You’ve undoubtedly learned by now about the U.S. Supreme Court’s decision to uphold the essential income tax terms of the Affordable Care Act. Had the Court ruled differently, millions of individuals would have lost the tax credits that they need to afford insurance coverage, and the entire health insurance market might have plunged into a state of chaos.
What you might not have learned, though, is the manner in which Chief Justice John Roberts deployed the legal theory of Associate Justice Antonin Scalia to eviscerate Scalia’s own dissenting position. Because Scalia bitterly opposes the Affordable Care Act, Roberts felt compelled to address Scalia’s contrary position when he wrote the majority opinion in support of the law.
You see, Scalia is known as an originalist who believes that each law should be interpreted in a manner that reflects the original intent of the legislators who wrote the words of the law.
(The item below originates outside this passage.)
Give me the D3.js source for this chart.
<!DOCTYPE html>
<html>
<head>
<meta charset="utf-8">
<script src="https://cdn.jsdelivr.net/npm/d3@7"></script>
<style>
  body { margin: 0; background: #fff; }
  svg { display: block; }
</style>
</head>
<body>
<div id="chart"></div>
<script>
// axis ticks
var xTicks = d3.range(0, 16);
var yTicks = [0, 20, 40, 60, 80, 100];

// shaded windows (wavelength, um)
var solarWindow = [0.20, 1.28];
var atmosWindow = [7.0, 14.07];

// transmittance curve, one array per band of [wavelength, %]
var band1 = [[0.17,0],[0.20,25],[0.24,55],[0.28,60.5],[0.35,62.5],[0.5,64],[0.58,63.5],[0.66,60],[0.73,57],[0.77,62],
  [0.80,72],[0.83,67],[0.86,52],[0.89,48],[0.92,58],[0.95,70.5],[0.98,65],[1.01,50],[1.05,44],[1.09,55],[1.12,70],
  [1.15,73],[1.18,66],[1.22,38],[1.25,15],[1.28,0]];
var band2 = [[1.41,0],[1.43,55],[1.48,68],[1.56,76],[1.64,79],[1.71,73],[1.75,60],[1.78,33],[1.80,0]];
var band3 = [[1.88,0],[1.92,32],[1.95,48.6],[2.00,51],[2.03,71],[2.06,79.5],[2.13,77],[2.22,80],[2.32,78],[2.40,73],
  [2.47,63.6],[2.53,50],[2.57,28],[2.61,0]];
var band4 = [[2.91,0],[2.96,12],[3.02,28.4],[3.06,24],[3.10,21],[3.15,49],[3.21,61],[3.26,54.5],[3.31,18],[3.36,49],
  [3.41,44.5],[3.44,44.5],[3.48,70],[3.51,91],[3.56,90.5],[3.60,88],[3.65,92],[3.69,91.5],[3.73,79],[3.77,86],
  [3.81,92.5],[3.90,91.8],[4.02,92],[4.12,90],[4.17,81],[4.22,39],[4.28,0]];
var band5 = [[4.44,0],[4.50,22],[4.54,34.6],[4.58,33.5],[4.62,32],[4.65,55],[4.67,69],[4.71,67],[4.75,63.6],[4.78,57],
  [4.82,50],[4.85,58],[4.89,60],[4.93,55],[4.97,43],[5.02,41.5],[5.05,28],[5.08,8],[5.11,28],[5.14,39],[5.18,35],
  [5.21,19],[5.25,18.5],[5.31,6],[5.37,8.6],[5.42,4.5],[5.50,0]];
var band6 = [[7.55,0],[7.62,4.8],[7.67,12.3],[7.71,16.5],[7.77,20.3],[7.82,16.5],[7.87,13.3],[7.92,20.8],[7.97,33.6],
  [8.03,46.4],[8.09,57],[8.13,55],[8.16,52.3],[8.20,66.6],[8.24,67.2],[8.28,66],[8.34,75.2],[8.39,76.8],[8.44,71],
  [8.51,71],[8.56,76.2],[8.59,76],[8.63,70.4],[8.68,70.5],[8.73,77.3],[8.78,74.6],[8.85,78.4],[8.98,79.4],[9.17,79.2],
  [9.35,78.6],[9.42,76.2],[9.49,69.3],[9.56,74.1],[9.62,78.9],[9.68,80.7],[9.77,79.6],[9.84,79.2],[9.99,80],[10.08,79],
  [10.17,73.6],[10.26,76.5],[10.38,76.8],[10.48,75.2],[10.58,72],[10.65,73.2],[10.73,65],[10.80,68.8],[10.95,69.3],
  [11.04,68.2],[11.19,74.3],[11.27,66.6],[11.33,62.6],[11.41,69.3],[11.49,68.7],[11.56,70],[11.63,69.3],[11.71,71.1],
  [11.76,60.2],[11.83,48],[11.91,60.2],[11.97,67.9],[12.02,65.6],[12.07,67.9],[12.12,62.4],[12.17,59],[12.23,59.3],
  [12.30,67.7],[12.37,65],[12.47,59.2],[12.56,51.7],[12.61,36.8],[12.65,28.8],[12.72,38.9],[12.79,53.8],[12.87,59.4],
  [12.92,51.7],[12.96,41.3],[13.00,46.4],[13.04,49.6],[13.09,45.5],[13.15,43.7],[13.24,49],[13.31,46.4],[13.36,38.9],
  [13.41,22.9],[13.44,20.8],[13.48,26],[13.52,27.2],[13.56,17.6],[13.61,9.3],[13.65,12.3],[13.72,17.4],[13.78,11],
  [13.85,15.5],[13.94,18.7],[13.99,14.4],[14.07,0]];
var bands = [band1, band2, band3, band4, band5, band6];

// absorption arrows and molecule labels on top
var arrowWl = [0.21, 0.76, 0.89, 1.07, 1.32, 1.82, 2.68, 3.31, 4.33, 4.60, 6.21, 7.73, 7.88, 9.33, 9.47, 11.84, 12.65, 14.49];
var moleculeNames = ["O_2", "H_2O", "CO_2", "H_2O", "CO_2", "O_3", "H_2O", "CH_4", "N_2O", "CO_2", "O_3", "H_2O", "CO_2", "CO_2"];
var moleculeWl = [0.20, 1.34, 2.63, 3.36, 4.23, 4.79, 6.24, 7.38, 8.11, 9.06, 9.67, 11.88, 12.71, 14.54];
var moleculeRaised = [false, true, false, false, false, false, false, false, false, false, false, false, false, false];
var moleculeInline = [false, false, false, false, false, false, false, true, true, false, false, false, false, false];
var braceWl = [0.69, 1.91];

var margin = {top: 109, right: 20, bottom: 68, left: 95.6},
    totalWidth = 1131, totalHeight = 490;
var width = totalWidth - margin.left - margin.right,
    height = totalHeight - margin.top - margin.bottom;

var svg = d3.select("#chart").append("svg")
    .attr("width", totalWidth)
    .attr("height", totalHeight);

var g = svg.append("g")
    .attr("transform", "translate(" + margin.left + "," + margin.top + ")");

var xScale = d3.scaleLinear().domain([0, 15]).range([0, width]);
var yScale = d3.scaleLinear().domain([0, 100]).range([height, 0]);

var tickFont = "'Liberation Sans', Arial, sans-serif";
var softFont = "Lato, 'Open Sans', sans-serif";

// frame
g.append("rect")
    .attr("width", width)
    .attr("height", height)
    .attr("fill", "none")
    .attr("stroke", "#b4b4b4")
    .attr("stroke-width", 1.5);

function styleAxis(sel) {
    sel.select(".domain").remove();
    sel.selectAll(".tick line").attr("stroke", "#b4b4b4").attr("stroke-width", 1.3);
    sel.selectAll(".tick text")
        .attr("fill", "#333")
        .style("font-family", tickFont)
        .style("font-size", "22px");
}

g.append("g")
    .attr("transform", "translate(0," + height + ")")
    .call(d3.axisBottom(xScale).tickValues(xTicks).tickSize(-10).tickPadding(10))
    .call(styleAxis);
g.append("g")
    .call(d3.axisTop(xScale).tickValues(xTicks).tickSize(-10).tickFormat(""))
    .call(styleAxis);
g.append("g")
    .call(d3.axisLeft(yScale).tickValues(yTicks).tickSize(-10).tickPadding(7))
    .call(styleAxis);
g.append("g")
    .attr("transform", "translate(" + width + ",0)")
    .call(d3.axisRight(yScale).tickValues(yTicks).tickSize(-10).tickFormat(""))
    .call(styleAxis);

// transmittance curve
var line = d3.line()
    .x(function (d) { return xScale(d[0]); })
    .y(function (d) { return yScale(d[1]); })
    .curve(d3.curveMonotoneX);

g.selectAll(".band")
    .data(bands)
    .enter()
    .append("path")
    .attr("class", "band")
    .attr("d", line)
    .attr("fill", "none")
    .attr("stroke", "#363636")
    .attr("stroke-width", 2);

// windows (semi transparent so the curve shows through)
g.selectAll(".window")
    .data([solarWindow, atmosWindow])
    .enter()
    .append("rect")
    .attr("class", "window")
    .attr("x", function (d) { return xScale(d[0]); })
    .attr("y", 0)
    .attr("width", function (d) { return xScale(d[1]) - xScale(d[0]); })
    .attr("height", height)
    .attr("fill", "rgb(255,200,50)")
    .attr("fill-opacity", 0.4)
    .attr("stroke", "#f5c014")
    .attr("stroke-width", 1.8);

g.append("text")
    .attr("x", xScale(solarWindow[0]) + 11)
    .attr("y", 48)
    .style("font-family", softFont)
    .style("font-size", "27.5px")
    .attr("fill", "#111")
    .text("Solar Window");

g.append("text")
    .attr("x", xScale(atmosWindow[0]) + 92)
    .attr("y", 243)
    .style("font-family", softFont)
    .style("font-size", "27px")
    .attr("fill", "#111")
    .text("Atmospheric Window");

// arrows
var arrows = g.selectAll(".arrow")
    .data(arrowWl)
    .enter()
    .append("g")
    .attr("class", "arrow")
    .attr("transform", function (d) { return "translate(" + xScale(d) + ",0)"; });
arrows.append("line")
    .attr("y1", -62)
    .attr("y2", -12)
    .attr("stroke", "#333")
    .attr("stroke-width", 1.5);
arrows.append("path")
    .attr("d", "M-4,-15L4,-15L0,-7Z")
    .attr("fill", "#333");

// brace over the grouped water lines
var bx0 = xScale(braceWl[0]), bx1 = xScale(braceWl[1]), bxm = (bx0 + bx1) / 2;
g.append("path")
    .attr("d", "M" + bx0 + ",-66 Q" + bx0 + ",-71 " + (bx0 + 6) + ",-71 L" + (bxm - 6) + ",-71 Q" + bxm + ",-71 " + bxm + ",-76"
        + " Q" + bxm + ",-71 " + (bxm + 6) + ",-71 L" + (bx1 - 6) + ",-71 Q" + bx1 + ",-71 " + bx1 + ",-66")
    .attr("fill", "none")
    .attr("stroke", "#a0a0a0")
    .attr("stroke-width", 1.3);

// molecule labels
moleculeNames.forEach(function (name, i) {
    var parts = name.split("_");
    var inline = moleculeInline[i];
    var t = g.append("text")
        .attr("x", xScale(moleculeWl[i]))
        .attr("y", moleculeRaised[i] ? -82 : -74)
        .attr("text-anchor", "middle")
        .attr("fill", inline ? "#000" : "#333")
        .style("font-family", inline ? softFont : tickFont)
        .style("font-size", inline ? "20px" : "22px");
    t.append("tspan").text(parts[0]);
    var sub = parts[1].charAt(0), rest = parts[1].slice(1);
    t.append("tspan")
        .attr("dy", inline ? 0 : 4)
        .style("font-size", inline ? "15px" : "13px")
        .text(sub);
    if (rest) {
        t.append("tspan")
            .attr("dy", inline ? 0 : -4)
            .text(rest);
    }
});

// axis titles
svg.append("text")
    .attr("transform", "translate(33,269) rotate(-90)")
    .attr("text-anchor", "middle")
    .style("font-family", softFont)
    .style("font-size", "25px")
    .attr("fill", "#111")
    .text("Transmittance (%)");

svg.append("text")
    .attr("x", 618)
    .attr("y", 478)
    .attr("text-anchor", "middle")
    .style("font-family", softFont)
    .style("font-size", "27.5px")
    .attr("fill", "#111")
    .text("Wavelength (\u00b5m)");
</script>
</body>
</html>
That’s why, for instance, he’s ruled against many (though not all) attempts to impose federal gun control laws on the American people.
The Second Amendment to the United States Constitution states that “the right of the people to keep and bear Arms shall not be infringed.” According to Scalia, the original intent of the Founding Fathers who wrote that phrase was to apply it to purchases and uses of common weapons by the general citizenry, but not to purchases and uses of dangerous and unusual weapons by felons, the mentally ill, etc.
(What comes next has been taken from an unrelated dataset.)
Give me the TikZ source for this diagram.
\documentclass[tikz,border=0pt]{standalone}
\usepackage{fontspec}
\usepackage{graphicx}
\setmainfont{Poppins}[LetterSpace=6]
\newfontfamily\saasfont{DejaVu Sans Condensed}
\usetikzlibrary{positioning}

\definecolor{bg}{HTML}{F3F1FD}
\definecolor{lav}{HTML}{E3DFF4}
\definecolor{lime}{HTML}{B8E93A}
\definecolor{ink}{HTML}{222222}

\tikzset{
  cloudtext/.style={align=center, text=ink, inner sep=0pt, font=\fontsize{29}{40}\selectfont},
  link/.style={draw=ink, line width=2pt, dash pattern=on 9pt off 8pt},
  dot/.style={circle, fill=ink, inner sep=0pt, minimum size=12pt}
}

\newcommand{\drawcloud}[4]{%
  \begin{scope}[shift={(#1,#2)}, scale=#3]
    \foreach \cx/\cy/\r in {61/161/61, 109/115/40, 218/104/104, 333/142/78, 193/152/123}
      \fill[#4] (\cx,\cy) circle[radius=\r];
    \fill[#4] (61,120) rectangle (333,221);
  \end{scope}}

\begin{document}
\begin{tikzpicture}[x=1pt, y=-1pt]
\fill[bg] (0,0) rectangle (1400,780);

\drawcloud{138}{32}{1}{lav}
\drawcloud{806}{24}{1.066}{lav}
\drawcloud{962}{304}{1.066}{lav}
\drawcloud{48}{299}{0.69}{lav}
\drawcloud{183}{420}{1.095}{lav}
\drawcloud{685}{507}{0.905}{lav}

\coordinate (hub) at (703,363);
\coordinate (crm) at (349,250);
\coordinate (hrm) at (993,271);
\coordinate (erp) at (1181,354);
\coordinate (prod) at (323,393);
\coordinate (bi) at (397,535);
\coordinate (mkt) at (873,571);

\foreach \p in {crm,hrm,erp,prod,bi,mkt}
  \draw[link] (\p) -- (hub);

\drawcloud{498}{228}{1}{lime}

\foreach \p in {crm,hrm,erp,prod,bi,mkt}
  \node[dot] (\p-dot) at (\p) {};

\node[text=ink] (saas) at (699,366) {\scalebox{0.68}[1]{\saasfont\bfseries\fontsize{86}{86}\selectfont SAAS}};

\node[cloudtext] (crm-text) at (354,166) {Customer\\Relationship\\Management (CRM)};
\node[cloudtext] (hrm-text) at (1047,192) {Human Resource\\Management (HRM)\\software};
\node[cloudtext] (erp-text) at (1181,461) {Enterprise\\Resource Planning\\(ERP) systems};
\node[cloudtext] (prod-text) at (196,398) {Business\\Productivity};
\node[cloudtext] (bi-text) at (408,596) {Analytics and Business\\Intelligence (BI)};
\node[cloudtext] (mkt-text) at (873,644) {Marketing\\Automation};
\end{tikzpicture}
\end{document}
Scalia employed similar logic in crafting his position regarding the Affordable Care Act. He noted that the authors of the health care law wrote that tax credits should be made available to citizens who sign up for coverage on health exchanges that are “established by the states.” He thus concluded that this simple language was designed to prohibit any credits from being utilized by citizens who sign up for coverage on exchanges that are established by the federal government.
Roberts actually agrees that laws should be interpreted in a manner that reflects the original intent of the legislators. Ironically, though, he employed this very theory to refute Scalia’s position. According to Roberts, the United States Congress drafted the Affordable Care Act “in order to improve the health insurance markets and not destroy them.”
Because Scalia’s position would have denied tax credits to millions of Americans and thus rendered health insurance unaffordable to them, Roberts concluded that Congress must have originally intended to write that credits should be available on exchanges that are established by or for the states. The omission of these two implied words, according to Roberts, must have represented a case of “inartful drafting.”
In Roberts’ own language, “the statutory scheme … would destabilize the individual insurance market in any State with a Federal Exchange, and likely create the very ‘death spirals’ that Congress designed the Act to avoid.”
In other words, Roberts fully agrees with Scalia that the original intent of the legislators must be upheld in court cases about the law. But then, employing that very principle, he wrote that “the combination of no tax credits and an ineffective coverage requirement could well push a State’s individual insurance market into a death spiral. It is implausible that Congress meant the Act to operate in this manner.”
Whether you agree with Roberts or not, it’s hard not to admire his logic. Likewise, it’s also difficult to avoid admiring his ability to use Scalia’s own legal philosophy to rebut his position.